Non‑human identities, service accounts, CI/CD tokens, and AI agents, are attractive because they can run without human interaction. That convenience creates two risks. First, a single credential may be shared across many jobs, erasing the link between action and intent. Second, Snowflake’s native query logs do not capture approval steps or dynamic masking decisions that an organization might require before data leaves the warehouse.
What the setup alone cannot guarantee
The typical setup starts with an OIDC or SAML provider that issues a token for a service account. The token proves the caller’s group membership, and Snowflake’s role‑based access control enforces column and table permissions. This setup decides *who* can connect, but it does not enforce *what* the caller may do on each request. Without a control point on the data path, there is no place to inject approval workflows, mask sensitive fields, or record the exact command stream.
Because enforcement lives outside the identity provider, any audit trail generated by Snowflake alone will miss the moments when a policy blocks a command or when a human reviewer approves a risky query. The gap leaves organizations without the evidence they need for audits or incident investigations.
hoop.dev as the data‑path gateway for Snowflake
hoop.dev fills the missing piece by sitting between the identity layer and Snowflake’s wire protocol. It authenticates the OIDC token, extracts the caller’s group, and then proxies the request to Snowflake on behalf of the service account. While the traffic flows through hoop.dev, the gateway can apply real‑time guardrails.
Every session that passes through hoop.dev is recorded, creating a complete audit trail that includes timestamps, the exact SQL statements, and the identity that originated them. The gateway can also mask columns such as credit‑card numbers before they reach the client, and it can pause execution of a high‑risk query until an authorized reviewer approves it.
Because hoop.dev owns the Snowflake credential, the service account never sees the password or key. The gateway enforces least‑privilege access at the moment of request, and it logs the decision path for later review. This design makes the audit trail comprehensive and helps reveal any tampering.
Benefits for automated workloads
Automated pipelines gain visibility without sacrificing speed. A nightly job can request just‑in‑time access, receive a short‑lived token from hoop.dev, and run its queries.

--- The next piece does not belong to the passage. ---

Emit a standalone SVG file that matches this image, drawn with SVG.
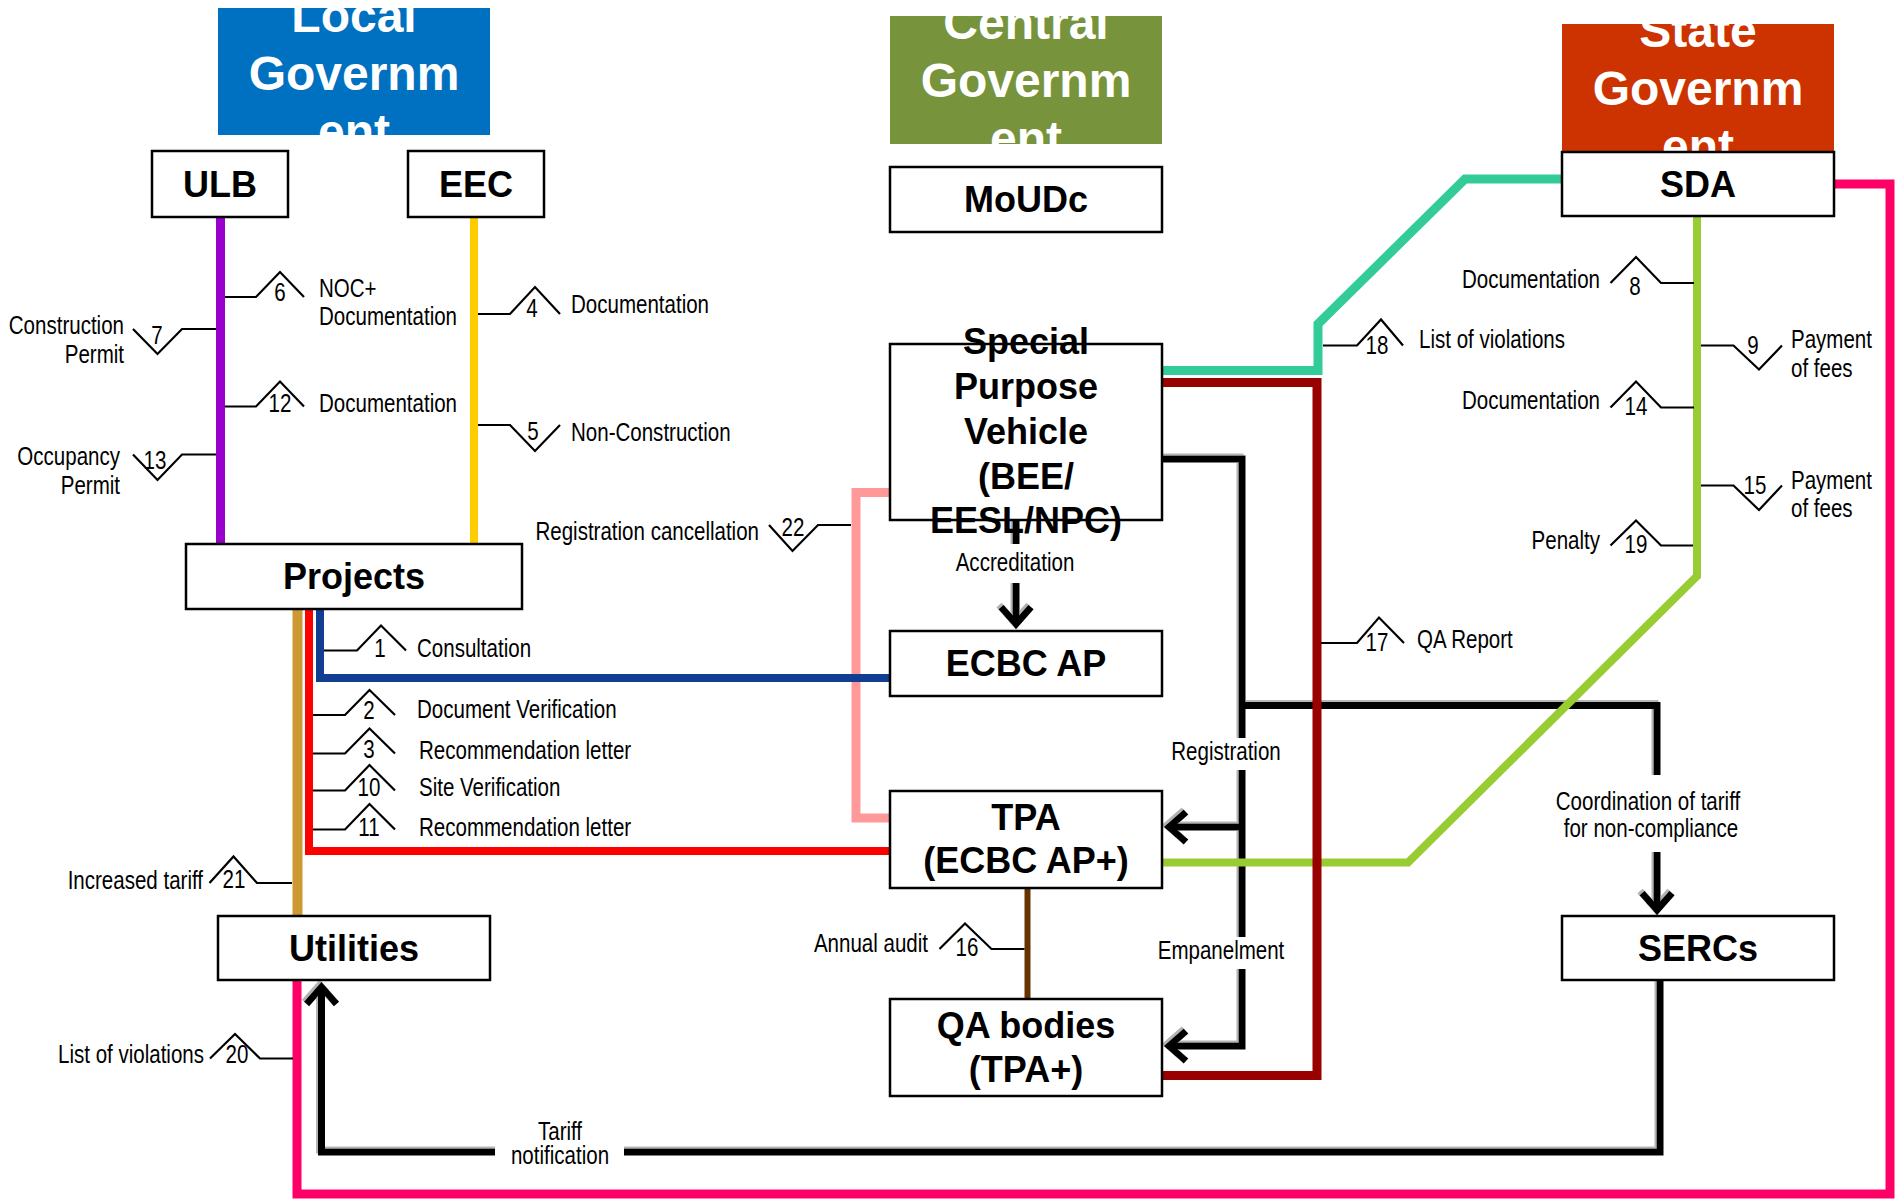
<svg xmlns="http://www.w3.org/2000/svg" width="1895" height="1199" viewBox="0 0 1895 1199">
  <style>
    .hdr { font-family: "Liberation Sans", Arial, sans-serif; font-weight: bold; font-size: 48px; fill: #fff; text-anchor: middle; }
    .box { fill: #fff; stroke: #000; stroke-width: 2.5; }
    .nt { font-family: "Liberation Sans", Arial, sans-serif; font-weight: bold; font-size: 36px; fill: #000; text-anchor: middle; }
    .ln { fill: none; stroke-linejoin: miter; stroke-linecap: butt; }
    .blk { fill: none; stroke: #000; stroke-width: 7; stroke-linejoin: miter; }
    .tick { fill: none; stroke: #000; stroke-width: 2.2; stroke-linejoin: miter; }
    .lbl { font-family: "Liberation Sans", Arial, sans-serif; font-size: 26px; fill: #000; }
    .mid { text-anchor: middle; }
    .end { text-anchor: end; }
    .bg { fill: #fff; }
  </style>
  <defs>
    <clipPath id="clipLocal"><rect x="218" y="8" width="272" height="127"/></clipPath>
    <clipPath id="clipCentral"><rect x="890" y="16" width="272" height="128"/></clipPath>
    <clipPath id="clipState"><rect x="1562" y="24" width="272" height="127"/></clipPath>
    <marker id="arrow" viewBox="0 0 30 34" refX="22" refY="17" markerWidth="30" markerHeight="34" markerUnits="userSpaceOnUse" orient="auto" overflow="visible">
      <path d="M5 2 L22 17 L5 32" fill="none" stroke="#000" stroke-width="7" stroke-linejoin="miter"/>
    </marker>
    <filter id="shadow" x="-5%" y="-5%" width="110%" height="110%">
      <feFlood flood-color="#b4b4b4"/>
      <feComposite in2="SourceAlpha" operator="in"/>
      <feOffset dx="-2.5" dy="-2.5"/>
      <feMerge><feMergeNode/><feMergeNode in="SourceGraphic"/></feMerge>
    </filter>
  </defs>

  <rect width="1895" height="1199" fill="#fff"/>

  <!-- Government tiers -->
  <g id="hdr-local">
    <rect x="218" y="8" width="272" height="127" fill="#0070C0"/>
    <g clip-path="url(#clipLocal)">
      <text class="hdr" x="354" y="32">Local</text>
      <text class="hdr" x="354" y="90">Governm</text>
      <text class="hdr" x="354" y="148">ent</text>
    </g>
  </g>
  <g id="hdr-central">
    <rect x="890" y="16" width="272" height="128" fill="#77933C"/>
    <g clip-path="url(#clipCentral)">
      <text class="hdr" x="1026" y="39">Central</text>
      <text class="hdr" x="1026" y="97">Governm</text>
      <text class="hdr" x="1026" y="155">ent</text>
    </g>
  </g>
  <g id="hdr-state">
    <rect x="1562" y="24" width="272" height="127" fill="#CC3300"/>
    <g clip-path="url(#clipState)">
      <text class="hdr" x="1698" y="47">State</text>
      <text class="hdr" x="1698" y="105">Governm</text>
      <text class="hdr" x="1698" y="163">ent</text>
    </g>
  </g>

  <!-- Connectors -->
  <g id="connectors">
    <path class="ln" d="M890 492.5 H856 V818 H890" stroke="#FF9999" stroke-width="9"/>
    <path class="ln" d="M320 609 V678 H890" stroke="#123E92" stroke-width="8"/>
    <path class="ln" d="M309 609 V851 H890" stroke="#FF0000" stroke-width="8"/>
    <path class="ln" d="M297.5 609 V916" stroke="#CC9933" stroke-width="10"/>
    <path class="ln" d="M220.5 217 V544" stroke="#9900CC" stroke-width="9"/>
    <path class="ln" d="M474 217 V544" stroke="#FFCC00" stroke-width="8"/>
    <path class="ln" d="M1834 184 H1890 V1194 H297 V980" stroke="#FF0066" stroke-width="9"/>
    <path class="ln" d="M1162 370.5 H1318 V324 L1465 179 H1562" stroke="#33CC99" stroke-width="9"/>
    <g filter="url(#shadow)">
      <path class="blk" d="M1016 520 V624" marker-end="url(#arrow)"/>
      <path class="blk" d="M1162 459 H1242 V1046 H1169" marker-end="url(#arrow)"/>
      <path class="blk" d="M1242 827 H1169" marker-end="url(#arrow)"/>
      <path class="blk" d="M1242 705.5 H1657 V910" marker-end="url(#arrow)"/>
      <path class="blk" d="M1660 980 V1152 H321.5 V987" marker-end="url(#arrow)"/>
    </g>
    <path class="ln" d="M1697 216 V576 L1408 862.5 H1162" stroke="#99CC33" stroke-width="8"/>
    <path class="ln" d="M1162 382.5 H1317 V1075.5 H1162" stroke="#990000" stroke-width="9"/>
    <path class="ln" d="M1027.5 888 V999" stroke="#663300" stroke-width="6"/>
  </g>

  <!-- Numbered flow markers -->
  <g id="ticks">
    <path class="tick" d="M225 297 H256 L280 272 L304 297"/>
    <path class="tick" d="M216 329 H182 L157.5 354 L133 329"/>
    <path class="tick" d="M225 406.5 H256 L280 381.5 L304 406.5"/>
    <path class="tick" d="M216 454.5 H182 L157.5 480 L133 454.5"/>
    <path class="tick" d="M478 314 H510 L535 287 L560 314"/>
    <path class="tick" d="M478 425 H510 L535 451 L560 425"/>
    <path class="tick" d="M851 525 H818 L792.5 551 L769 525"/>
    <path class="tick" d="M324 650.5 H357 L381 625.5 L406 650.5"/>
    <path class="tick" d="M313 715 H345 L369.5 690 L395 715"/>
    <path class="tick" d="M313 753.5 H345 L369.5 728.5 L395 753.5"/>
    <path class="tick" d="M313 790.5 H345 L369.5 765 L395 790.5"/>
    <path class="tick" d="M313 829.5 H345 L369.5 804 L395 829.5"/>
    <path class="tick" d="M292 883 H257 L233.5 856.5 L209.5 883"/>
    <path class="tick" d="M293 1058.5 H260 L235 1034 L210 1058.5"/>
    <path class="tick" d="M1024.5 949 H991.5 L965 923.5 L939.5 949"/>
    <path class="tick" d="M1321 643 H1357 L1379 617.5 L1404 643"/>
    <path class="tick" d="M1323 345.5 H1357 L1381 319.5 L1403 345.5"/>
    <path class="tick" d="M1694 283 H1661 L1636 257 L1610.5 283"/>
    <path class="tick" d="M1701 345.5 H1733.5 L1759 369.5 L1782 345.5"/>
    <path class="tick" d="M1694 407.5 H1661 L1636 381.5 L1610.5 407.5"/>
    <path class="tick" d="M1701 485.5 H1733.5 L1759 510 L1782 485.5"/>
    <path class="tick" d="M1693 545.5 H1661 L1636 520.5 L1610.5 545.5"/>
  </g>

  <!-- Step numbers -->
  <g id="numbers" class="lbl mid">
    <text transform="translate(280 301) scale(0.79 1)">6</text>
    <text transform="translate(157 344) scale(0.79 1)">7</text>
    <text transform="translate(280 412) scale(0.79 1)">12</text>
    <text transform="translate(155 469) scale(0.79 1)">13</text>
    <text transform="translate(532 317) scale(0.79 1)">4</text>
    <text transform="translate(533 440) scale(0.79 1)">5</text>
    <text transform="translate(793 536) scale(0.79 1)">22</text>
    <text transform="translate(380 657) scale(0.79 1)">1</text>
    <text transform="translate(369 719) scale(0.79 1)">2</text>
    <text transform="translate(369 758) scale(0.79 1)">3</text>
    <text transform="translate(369 796) scale(0.79 1)">10</text>
    <text transform="translate(369 836) scale(0.79 1)">11</text>
    <text transform="translate(234 888) scale(0.79 1)">21</text>
    <text transform="translate(237 1063) scale(0.79 1)">20</text>
    <text transform="translate(967 956) scale(0.79 1)">16</text>
    <text transform="translate(1377 651) scale(0.79 1)">17</text>
    <text transform="translate(1377 354) scale(0.79 1)">18</text>
    <text transform="translate(1635 295) scale(0.79 1)">8</text>
    <text transform="translate(1753 354) scale(0.79 1)">9</text>
    <text transform="translate(1636 415) scale(0.79 1)">14</text>
    <text transform="translate(1755 494) scale(0.79 1)">15</text>
    <text transform="translate(1636 553) scale(0.79 1)">19</text>
  </g>

  <!-- Flow labels -->
  <g id="labels" class="lbl">
    <text transform="translate(319 297) scale(0.79 1)">NOC+</text>
    <text transform="translate(319 325) scale(0.79 1)">Documentation</text>
    <text class="end" transform="translate(124 334) scale(0.79 1)">Construction</text>
    <text class="end" transform="translate(124 363) scale(0.79 1)">Permit</text>
    <text transform="translate(319 412) scale(0.79 1)">Documentation</text>
    <text class="end" transform="translate(120 465) scale(0.79 1)">Occupancy</text>
    <text class="end" transform="translate(120 494) scale(0.79 1)">Permit</text>
    <text transform="translate(571 313) scale(0.79 1)">Documentation</text>
    <text transform="translate(571 441) scale(0.79 1)">Non-Construction</text>
    <text class="end" transform="translate(759 540) scale(0.79 1)">Registration cancellation</text>
    <text transform="translate(417 657) scale(0.79 1)">Consultation</text>
    <text transform="translate(417 718) scale(0.79 1)">Document Verification</text>
    <text transform="translate(419 759) scale(0.79 1)">Recommendation letter</text>
    <text transform="translate(419 796) scale(0.79 1)">Site Verification</text>
    <text transform="translate(419 836) scale(0.79 1)">Recommendation letter</text>
    <text class="end" transform="translate(203 889) scale(0.79 1)">Increased tariff</text>
    <text class="end" transform="translate(204 1063) scale(0.79 1)">List of violations</text>
    <text class="end" transform="translate(928 952) scale(0.79 1)">Annual audit</text>
    <text transform="translate(1417 648) scale(0.79 1)">QA Report</text>
    <text transform="translate(1419 348) scale(0.79 1)">List of violations</text>
    <text class="end" transform="translate(1600 288) scale(0.79 1)">Documentation</text>
    <text transform="translate(1791 348) scale(0.79 1)">Payment</text>
    <text transform="translate(1791 377) scale(0.79 1)">of fees</text>
    <text class="end" transform="translate(1600 409) scale(0.79 1)">Documentation</text>
    <text transform="translate(1791 489) scale(0.79 1)">Payment</text>
    <text transform="translate(1791 517) scale(0.79 1)">of fees</text>
    <text class="end" transform="translate(1600 549) scale(0.79 1)">Penalty</text>

    <!-- labels sitting on the black connectors -->
    <rect class="bg" x="955" y="544" width="122" height="39"/>
    <text class="mid" transform="translate(1015 571) scale(0.79 1)">Accreditation</text>
    <rect class="bg" x="1170" y="738" width="112" height="32"/>
    <text class="mid" transform="translate(1226 760) scale(0.79 1)">Registration</text>
    <rect class="bg" x="1158" y="937" width="127" height="32"/>
    <text class="mid" transform="translate(1221 959) scale(0.79 1)">Empanelment</text>
    <rect class="bg" x="1552" y="775" width="193" height="77"/>
    <text class="mid" transform="translate(1648 810) scale(0.79 1)">Coordination of tariff</text>
    <text class="mid" transform="translate(1651 837) scale(0.79 1)">for non-compliance</text>
    <rect class="bg" x="495" y="1118" width="129" height="54"/>
    <text class="mid" transform="translate(560 1140) scale(0.79 1)">Tariff</text>
    <text class="mid" transform="translate(560 1164) scale(0.79 1)">notification</text>
  </g>

  <!-- Nodes -->
  <g id="node-ulb"><rect class="box" x="152" y="151" width="136" height="66"/><text class="nt" x="220" y="197">ULB</text></g>
  <g id="node-eec"><rect class="box" x="408" y="151" width="136" height="66"/><text class="nt" x="476" y="197">EEC</text></g>
  <g id="node-moudc"><rect class="box" x="890" y="167" width="272" height="65"/><text class="nt" x="1026" y="212">MoUDc</text></g>
  <g id="node-sda"><rect class="box" x="1562" y="152" width="272" height="64"/><text class="nt" x="1698" y="197">SDA</text></g>
  <g id="node-spv">
    <rect class="box" x="890" y="344" width="272" height="176"/>
    <text class="nt" x="1026" y="354">Special</text>
    <text class="nt" x="1026" y="399">Purpose</text>
    <text class="nt" x="1026" y="444">Vehicle</text>
    <text class="nt" x="1026" y="488.5">(BEE/</text>
    <text class="nt" x="1026" y="533">EESL/NPC)</text>
  </g>
  <g id="node-ecbc"><rect class="box" x="890" y="631" width="272" height="65"/><text class="nt" x="1026" y="676">ECBC AP</text></g>
  <g id="node-tpa">
    <rect class="box" x="890" y="791" width="272" height="97"/>
    <text class="nt" x="1026" y="830">TPA</text>
    <text class="nt" x="1026" y="873">(ECBC AP+)</text>
  </g>
  <g id="node-qa">
    <rect class="box" x="890" y="999" width="272" height="97"/>
    <text class="nt" x="1026" y="1038">QA bodies</text>
    <text class="nt" x="1026" y="1082">(TPA+)</text>
  </g>
  <g id="node-sercs"><rect class="box" x="1562" y="916" width="272" height="64"/><text class="nt" x="1698" y="961">SERCs</text></g>
  <g id="node-projects"><rect class="box" x="186" y="544" width="336" height="65"/><text class="nt" x="354" y="589">Projects</text></g>
  <g id="node-utilities"><rect class="box" x="218" y="916" width="272" height="64"/><text class="nt" x="354" y="961">Utilities</text></g>
</svg>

The gateway records the entire interaction, so the team can later replay the session to verify that the job behaved as expected.
When a new AI‑driven analysis tries to read a PII column, hoop.dev can automatically replace the values with a placeholder, ensuring that downstream systems never see raw personal data. The masking decision is also captured in the audit trail, providing proof that the organization complied with data‑privacy policies.
If a scheduled batch attempts a destructive operation, hoop.dev can route the request to a human approver. The approval event, the original request, and the final execution are all stored together, giving auditors a single source of truth for the entire workflow.
Getting started with hoop.dev and Snowflake
To try this approach, start with the getting‑started guide. It walks you through deploying the gateway, registering a Snowflake connection, and configuring OIDC authentication for your service accounts. The learn section provides deeper examples of masking policies, approval flows, and session replay.
FAQ
- How does hoop.dev capture an audit trail for a service account? The gateway records every request and response that passes through it, tagging each entry with the service account’s identity and the exact timestamp.
- Can hoop.dev mask sensitive columns in Snowflake results? Yes, you can define masking rules that replace or redact fields before they reach the client, and the masking action is logged as part of the audit trail.
- Does hoop.dev support just‑in‑time approvals for automated jobs? Absolutely. The gateway can pause a high‑risk query, send an approval request to a designated reviewer, and only forward the query once the reviewer grants permission.